As Kevin Williamson recently noted, civil society is the preferred means for handling contentious cultural issues, over and above the state. But just because civil society -- whether twitter mobs or CAIR apparatchiks and their allies -- has such power does not mean that it should wield it for "illiberal ends," of which Brandeis' silencing of Hirsi Ali is one. 

For a free society to endure requires open and honest debate on ideas. The progressive Left claims it supports freedom of speech, but ask yourself on the following issues, are we free to talk or does the Left stifle debate:

  • Race: unless it's that there is pervasive institutional racism and that, as Vice President Biden says, whites want to "put y'all back in chains"
  • Class: unless it's that the 1 percent are evil
  • Gender: unless it's that there's a widespread and ongoing "War on Women." Of course, if you want to see the real "War on Women," look to the Islamic world, in which Hirsi Ali herself was subjected to genital mutilation, and in which under Sharia law a woman who accuses a man of rape can only prevail if the accused confesses or there are four male witnesses
  • Marriage: unless it's that traditional marriage proponents hate gay people
  • Abortion: unless it's that pro-lifers don't believe in women's rights
  • Crime: unless it's that society, or the victim, caused it
  • Environmentalism: unless it's that man is ruining the Earth and we face armageddon from the change to the climate he is absolutely causing; come to think of it, this debate is already over
  • Religion: unless it's that crazy right-wing extremists want to take us back to the stone age, that Islam is a religion of peace, and the future "must not belong to those who slander" its prophet

The more areas of speech we circumscribe, the less freedom remains.
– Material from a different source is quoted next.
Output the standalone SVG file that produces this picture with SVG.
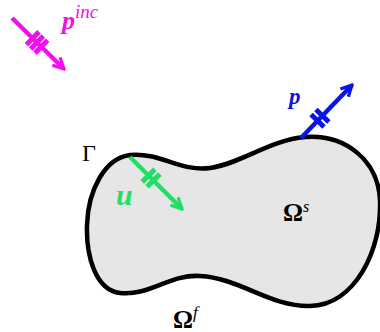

It would seem to me that what we have today, as opposed to the pluralistic and dynamic society that the American experiment requires, is totalitarianism masquerading under the banner of tolerance.

What the Left's intolerance reflects is that despite its moral relativism -- a world without objective truths in which there is no such thing as good and evil -- the Left believes there are judgments to be made, that certain values and ideas are superior: its own.

What separates the devils from the angels is simply whether or not you agree with them.

Hirsi Ali embodies everything the Left claims to champion: she's an immigrant, minority, atheist, female, who was subjected to physical abuse, and speaks out for women's rights. Yet she is silenced by the Left for the unspeakable offense of criticizing Islam.

To truly challenge the status quo, to truly fight for the underdog, to truly stand for something, would be for the Left to amplify the voices of those who oppose the prevailing ideological dogmas from campuses to coffeehouses across the country -- to apply the standards of tolerance and diversity the Left purports to uphold equally, and indiscriminately.

Yet despite the Left's adherence to secular humanism, it finds common cause with Islamic supremacists.

Leftist secularists may not approve of religion, but like Islamic supremacists they have an overarching ideology that requires the stifling of all dissent.

In the final analysis, just like the Islamic supremacists, the Left wants us to all become their dhimmis.